Il Governo canta vittoria per la valutazione fatta dalle agenzie di rating sulla sostenibilità del nostro debito pubblico, ma è vera gloria? C’è da considerare, sulla questione, che la materia è molto tecnica e che verosimilmente la gran parte degli elettori la ritiene confinata al dominio degli addetti ai lavori. Tuttavia, il significato politico della valutazione non dovrebbe sfuggire. A partire dalla ormai celebre dichiarazione di Giorgia Meloni che, pochi anni fa, nel febbraio 2018, ebbe a sottolineare che a lei interessa «la voce dei mercati rionali» non di quelli finanziari. Chiariamo innanzitutto i termini generali del problema.
Dall’inizio del Novecento, esistono agenzie private - negli USA - che effettuano valutazioni sulla capacità di rimborso dei debiti. Si chiamano agenzie di rating, i cui nomi più famosi sono Standard and Poor’s e Moody’s. Le valutazioni vengono effettuate con metodi quantitativi o qualitativi, ovvero - in quest’ultimo caso - affidandosi a esperti, in grado di valutare la capacità di un debitore di onorare il prestito. Le agenzie di rating valutano anche le prospettive di crescita, ovvero quello che in gergo è definito «outlook».

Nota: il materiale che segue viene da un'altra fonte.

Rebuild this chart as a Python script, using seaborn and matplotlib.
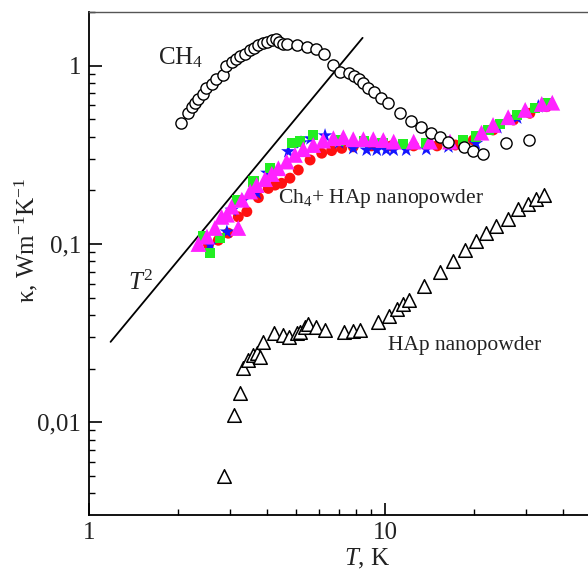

Nei tempi più recenti queste agenzie hanno perso autorevolezza e reputazione, a cominciare dall’ottima valutazione che da loro fu data a Lehman Brothers, la grande banca d’affari statunitense fallita clamorosamente - all’inizio della grande crisi globale del 2008 - pochissimo tempo dopo aver ricevuto l’approvazione di Moody’s. Va detto, però, che, ciò nonostante, le pagelle del rating aiutano a orientare le scelte di acquisto e vendita dei titoli di Stato da parte dei risparmiatori, dunque a certificare l’affidabilità creditizia. Analoga sorte è stata per Enron e Parmalat, all’inizio degli anni Duemila. C’è poi la circostanza che queste agenzie hanno spesso conflitto di interessi con i soggetti valutati e, anche per questa ragione, ne è compromessa l’affidabilità.
La votazione massima che si ottiene è di tre A, nel caso vi sia rischiosità nulla del credito. La lettera C contrassegna la peggiore valutazione. Ebbene, l’Italia ha ricevuto Bba3, che significa appena sufficiente, e le è stata accordata la revisione dell’outlook, che passa da «negativo» a «stabile». Non è, dunque, vera gloria: si tratta di un modesto miglioramento che evita, almeno nel breve periodo, che i nostri titoli di Stato siano considerati «spazzatura».
Va notato che il Fondo monetario internazionale ha rivisto al ribasso le previsioni di crescita contenute nei documenti governativi, dall’1.2% allo 0.7%.
La Commissione europea ha successivamente considerato la Legge di stabilità del governo Meloni «non pienamente in linea» con i criteri che occorre rispettare in sede comunitaria. La valutazione definitiva verrà fatta nella primavera prossima, ma è sufficiente questa considerazione per porre in secondo piano, di fatto, il giudizio delle agenzie di rating. Ciò in considerazione del fatto che la Commissione europea, soprattutto in fase di revisione del Patto di stabilità e crescita (revisione che lo farà entrare di nuovo in vigore nel 2024, dopo la sospensione negli anni della crisi sanitaria), ha il potere di spingere il Governo a mettere in atto revisioni sostanziali dei suoi programmi di spesa.
I rilievi della Commissione sono sostanzialmente due. In primo luogo, viene osservato che la manovra italiana è la più austera in Europa. In secondo luogo, ciò nonostante, si ritiene il deficit italiano (e il suo debito) ancora eccessivo e si prefigura una procedura per deficit eccessivo, da attuarsi verosimilmente in primavera.
Non sussistono, quindi, molte ragioni, da parte governativa, per essere contenti. Nonostante la palese contraddizione fra dichiarazioni e pratica governativa (sono semmai i mercati finanziari e contare di più, per Meloni oggi, rispetto a quelli rionali) e nonostante le molte insoddisfazioni generate dalla «prudenza» del Ministro Giorgetti (a partire dal mancato superamento della Legge Fornero, per carenza di risorse), i risultati restano modesti.